[DUG] Future of us Delphi programmer in New Zealand?

Paul Heinz paul at accredo.co.nz
Thu Apr 9 14:32:27 NZST 2009


Hi guys. 

> I think Kyley is spot on. Unless there are some new stories 
> of companies starting new Delphi projects, from what I can tell 
> Delphi has been on the decline for a long time.

<RANT>

Personally, I think this is all somewhat cyclical and more about
underlying development 'fashion trends' than Delphi per se. 

Where I think Delphi has always been strongest is Win32 desktop
application development, particularly for mass-market applications that
are happy to run on pre-existing Windows PC e.g. Win9x on through to
WinXP.

C# and .NET are only viable for niche market desktop applications.
Requiring 'ordinary mortals' running XP or earlier to download the
entire .NET runtime(s) plus patches just so they can run your 250K demo
application is a non-starter.

So it's fine if you're writing an in-house app where the IT team can
just mandate that everyone have the .NET runtime installed or you're
writing an application targeted at developers or technically literate
users (such as SourceGear Vault or Plastic SCM for example) who are
already like to have .NET (or Mono) installed.

Aside from all that, I think the underlying trend is that fewer new
mass-market desktop applications are being written right now. 

Currently, desktop applications are out of favour in that space. Web
applications and SaaS (or what I call 'software pretending to be a
service') are flavour of the month.

So we are making the pendulum swing back from unified application and
information standards back to having islands of incompatible application
user interfaces and data all running 'in the cloud' i.e. the centralised
server centric or mainframe era all over again. 

Yes, sure it's all HTML/XML/CSS/AJAX/REST/rubberchickens/etc. but every
web application has a different UI, different data schemas, different
backup rules. Using some frankenstein-esque modern mashup to base your
entire IT infrastructure on is hardly good risk management. 

Inherent complexity gets you every time. But the next development silver
bullet is lined up in the chamber to supposedly slay the werewolf of
complexity. Fred Brooks had it right in 'The Mythical Man Month'.

It was the frustration with trying to integrate wildly (or worse,
subtlely) incompatible centralised 'line of business' applications with
disparate user interfaces and data formats that lead to the desktop
'productivity application' boom in the first place.

There is a continuing pendulum swing back and forth between centralised
and de-centralised applications. The latest centralised fad is
supposedly going to save us all from complexity and entropy.

Take CRM for example - the only application category predicated on the
fact that most line of business apps have such horrible UIs (since
they're sold at management level based on reporting - who cares about
the users) that the coal face support and sales people refuse to use
them.

It's a bug! Albeit, a useability one but useability matters.

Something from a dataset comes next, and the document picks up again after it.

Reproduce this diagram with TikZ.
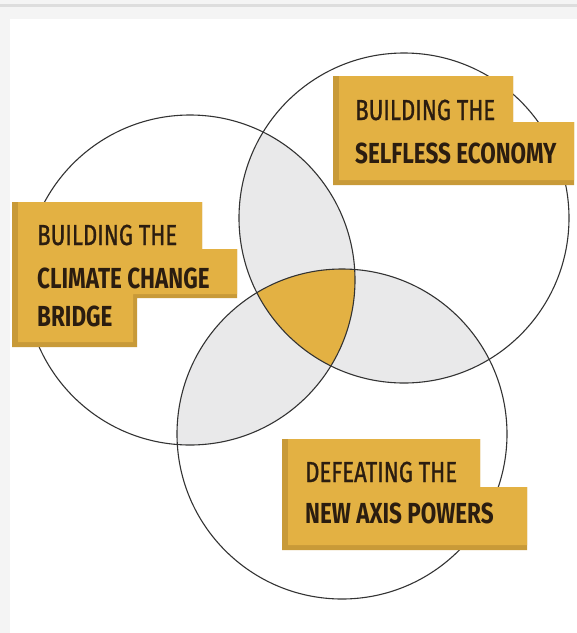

And since sales people have clout, they commissioned whole separate
applications that duplicate the sales side of the business apps inside a
friendly Outlook-esque UI but then have you tied up in knots trying to
reliably bidirectionally replicate all that back into the various line
of business applications.

A radical solution might be to design line of business applications
based on the crazy idea that the user and their experience actually
matters. The tool should serve the user, not the user babysit the tool.

Anyway, my point is that desktop applications will come back. They
always have. People are just like that. They like to have a sense of
control over their destiny (illusory thought it may be).  Having all
their data and their life being 'in the cloud' where you 'don't need to
worry' is just plain psychologically unsatisfying and unsettling.
TNSTAAFL.

</RANT>

What can I say, it's almost Friday..

Cheers,
  Paul.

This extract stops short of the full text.